MARK PIERPONT has a strict religious upbringing in New Jersey. The "black sheep" of the family, he realizes his attraction to other men, but desperately wants to avoid this sentence to "eternal hell." Pierpont's drive to suppress his homosexuality leads him to become a missionary, preaching abroad to crowds of thousands. Back in the states he infiltrates gay bars to spread the word of Jesus, convincing himself that his "homosexual problem" has been cured.
JOE LOYA also comes from a home steeped in both love and fear of God, as enforced by his zealous father. At age seven, Loya's mother dies, and his father's grief explodes into violence against Joe and his brother. When Loya finally fights back against years of abuse, the act of dethroning his father ignites a sense of intense power, of triumph over hypocrisy and brutality. Loya's determination to recapture that thrill leads him to his own life of brutality, in which he eventually robs over thirty banks.
MARK SALZMAN comes from suburban Connecticut. The smallest boy in his class, he is the subject of relentless torment from his peers and his mild-mannered parents offer little guidance. Upon seeing the show "Kung Fu" on television, Salzman is convinced that he can achieve personal transformation through the study of martial arts. Though he becomes best friends with the chief bully in his school, Salzman's quest to become a man of physical and spiritual strength is warped by his allegiance to a sadistic master.
PROTAGONIST seeks not to judge its subjects or make political pronouncements, but rather to use these stories as a window into human nature.

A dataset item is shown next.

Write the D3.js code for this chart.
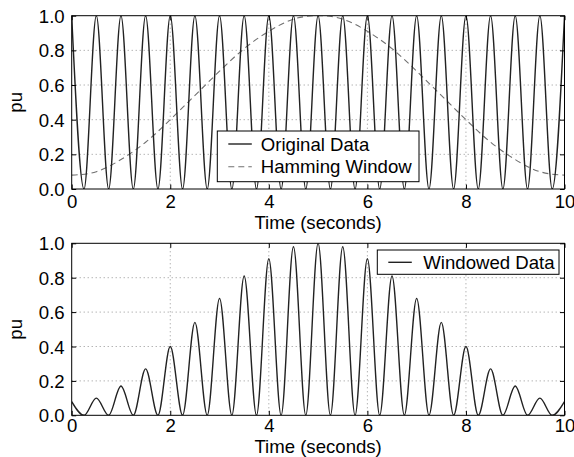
<!DOCTYPE html>
<html>
<head>
<meta charset="utf-8">
<script src="https://cdn.jsdelivr.net/npm/d3@7"></script>
<style>
  html, body { margin: 0; padding: 0; background: #fff; }
  svg { display: block; }
  text { font-family: "Liberation Sans", Arial, Helvetica, sans-serif; fill: #000; }
</style>
</head>
<body>
<svg id="chart" width="574" height="457"></svg>
<script>
// Signal extrema: peaks every 0.5 s, troughs half-way between them
const peakTimes = [0, 0.5, 1, 1.5, 2, 2.5, 3, 3.5, 4, 4.5, 5, 5.5, 6, 6.5, 7, 7.5, 8, 8.5, 9, 9.5, 10];
const troughTimes = [0.25, 0.75, 1.25, 1.75, 2.25, 2.75, 3.25, 3.75, 4.25, 4.75,
                     5.25, 5.75, 6.25, 6.75, 7.25, 7.75, 8.25, 8.75, 9.25, 9.75];

// Original data: full-scale oscillation between 0 and 1 pu
const originalPeaks = [1, 1, 1, 1, 1, 1, 1, 1, 1, 1, 1, 1, 1, 1, 1, 1, 1, 1, 1, 1, 1];
const originalTroughs = [0, 0, 0, 0, 0, 0, 0, 0, 0, 0, 0, 0, 0, 0, 0, 0, 0, 0, 0, 0];

// Hamming window, sampled at the peak times
const hammingValues = [0.08, 0.10, 0.17, 0.27, 0.40, 0.54, 0.68, 0.81, 0.91, 0.98, 1.00,
                       0.98, 0.91, 0.81, 0.68, 0.54, 0.40, 0.27, 0.17, 0.10, 0.08];

// Windowed data envelope peaks and troughs
const windowedPeaks = [0.08, 0.10, 0.17, 0.27, 0.40, 0.54, 0.68, 0.81, 0.91, 0.98, 1.00,
                       0.98, 0.91, 0.81, 0.68, 0.54, 0.40, 0.27, 0.17, 0.10, 0.08];
const windowedTroughs = [0, 0, 0, 0, 0, 0, 0, 0, 0, 0, 0, 0, 0, 0, 0, 0, 0, 0, 0, 0];

const xTicks = [0, 2, 4, 6, 8, 10];
const yTicks = [0, 0.2, 0.4, 0.6, 0.8, 1.0];
const xLabel = "Time (seconds)";
const yLabel = "pu";

// Merge peaks and troughs into one time-ordered series
function extremaSeries(peaks, troughs) {
  const pts = peakTimes.map((t, i) => [t, peaks[i]])
    .concat(troughTimes.map((t, i) => [t, troughs[i]]));
  return pts.sort((a, b) => a[0] - b[0]);
}

const svg = d3.select("#chart");
const left = 71.7, right = 564.5;
const panels = [
  { top: 15.7, bottom: 189, tickOffset: 19, labelOffset: 40 },
  { top: 243.3, bottom: 415.3, tickOffset: 17.2, labelOffset: 37.8 }
];

const FONT = 18.6;
const FAMILY = '"Liberation Sans", Arial, sans-serif';

function drawPanel(p, idx, lines, legend) {
  const x = d3.scaleLinear().domain([0, 10]).range([left, right]);
  const y = d3.scaleLinear().domain([0, 1]).range([p.bottom, p.top]);
  const g = svg.append("g");

  const clipId = "clip" + idx;
  svg.append("clipPath").attr("id", clipId)
    .append("rect").attr("x", left).attr("y", p.top)
    .attr("width", right - left).attr("height", p.bottom - p.top);

  // dotted grid
  const grid = g.append("g").attr("stroke", "#888").attr("stroke-width", 0.9)
    .attr("stroke-dasharray", "1,3");
  xTicks.slice(1, -1).forEach(t => {
    grid.append("line").attr("x1", x(t)).attr("x2", x(t))
      .attr("y1", p.top).attr("y2", p.bottom);
  });
  yTicks.slice(1, -1).forEach(t => {
    grid.append("line").attr("x1", left).attr("x2", right)
      .attr("y1", y(t)).attr("y2", y(t));
  });

  // data lines
  const lg = g.append("g").attr("clip-path", `url(#${clipId})`);
  lines.forEach(l => {
    lg.append("path").datum(l.data)
      .attr("fill", "none")
      .attr("stroke", l.color)
      .attr("stroke-width", l.width)
      .attr("stroke-dasharray", l.dash || null)
      .attr("d", d3.line().x(d => x(d[0])).y(d => y(d[1])).curve(l.curve));
  });

  // axes with inward ticks on all four sides
  const tickLen = 4.5;
  const axB = d3.axisBottom(x).tickValues(xTicks).tickSizeInner(-tickLen).tickSizeOuter(0)
    .tickPadding(8).tickFormat(d3.format("d"));
  const axT = d3.axisTop(x).tickValues(xTicks).tickSizeInner(-tickLen).tickSizeOuter(0).tickFormat("");
  const axL = d3.axisLeft(y).tickValues(yTicks).tickSizeInner(-tickLen).tickSizeOuter(0)
    .tickPadding(7).tickFormat(d3.format(".1f"));
  const axR = d3.axisRight(y).tickValues(yTicks).tickSizeInner(-tickLen).tickSizeOuter(0).tickFormat("");

  function style(sel) {
    sel.selectAll(".domain").remove();
    sel.selectAll(".tick line").attr("stroke", "#000").attr("stroke-width", 1);
    sel.selectAll(".tick text").style("font-size", FONT + "px")
      .style("font-family", FAMILY).attr("fill", "#000");
  }
  g.append("g").attr("transform", `translate(0,${p.bottom})`).call(axB).call(style)
    .selectAll(".tick text").attr("dy", "0").attr("y", p.tickOffset);
  g.append("g").attr("transform", `translate(0,${p.top})`).call(axT).call(style);
  g.append("g").attr("transform", `translate(${left},0)`).call(axL).call(style)
    .selectAll(".tick text").attr("dy", "0.35em");
  g.append("g").attr("transform", `translate(${right},0)`).call(axR).call(style);

  // frame
  g.append("rect").attr("x", left).attr("y", p.top)
    .attr("width", right - left).attr("height", p.bottom - p.top)
    .attr("fill", "none").attr("stroke", "#000").attr("stroke-width", 1);

  // axis labels
  g.append("text").attr("x", (left + right) / 2).attr("y", p.bottom + p.labelOffset)
    .attr("text-anchor", "middle").style("font-size", FONT + "px").text(xLabel);
  g.append("text")
    .attr("transform", `translate(22,${(p.top + p.bottom) / 2}) rotate(-90)`)
    .attr("text-anchor", "middle").style("font-size", FONT + "px").text(yLabel);

  // legend
  const lgd = g.append("g");
  lgd.append("rect").attr("x", legend.x).attr("y", legend.y)
    .attr("width", legend.w).attr("height", legend.h)
    .attr("fill", "#fff").attr("stroke", "#000").attr("stroke-width", 1);
  legend.items.forEach((it, i) => {
    const cy = legend.y + legend.rowStart + i * legend.rowGap;
    lgd.append("line").attr("x1", legend.x + 11).attr("x2", legend.x + 34.5)
      .attr("y1", cy).attr("y2", cy)
      .attr("stroke", it.color).attr("stroke-width", it.width)
      .attr("stroke-dasharray", it.dash || null);
    lgd.append("text").attr("x", legend.x + legend.textOffset).attr("y", cy).attr("dy", "0.35em")
      .style("font-size", FONT + "px").text(it.label);
  });
}

const original = extremaSeries(originalPeaks, originalTroughs);
const hamming = peakTimes.map((t, i) => [t, hammingValues[i]]);
const windowed = extremaSeries(windowedPeaks, windowedTroughs);

drawPanel(panels[0], 0, [
  { data: hamming, color: "#707070", width: 1.1, dash: "6,4", curve: d3.curveNatural },
  { data: original, color: "#222", width: 1.4, curve: d3.curveMonotoneX }
], {
  x: 217.3, y: 131, w: 201.7, h: 50.7, rowStart: 13, rowGap: 22.7, textOffset: 43.5,
  items: [
    { label: "Original Data", color: "#222", width: 1.4 },
    { label: "Hamming Window", color: "#707070", width: 1.1, dash: "6,4" }
  ]
});

drawPanel(panels[1], 1, [
  { data: windowed, color: "#222", width: 1.4, curve: d3.curveMonotoneX }
], {
  x: 377.3, y: 250, w: 181.7, h: 24.3, rowStart: 12.3, rowGap: 0, textOffset: 46,
  items: [
    { label: "Windowed Data", color: "#222", width: 1.4 }
  ]
});
</script>
</body>
</html>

Though our subjects' backgrounds are diverse, their shared experience points to a universal conflict: the conflict between the desire to control our world, and to accept our fundamental limitations.
What these descriptions don't tell you is that all four men were able to creating something of a reversal of their own fortunes, even though there was still a cost associated with how they were before the reversal.
Thanks for Jessica Yu, and to these four men, for creating such an interesting window into the inner lives of men and their relationship to traditionally rigid conceptions of masculinity.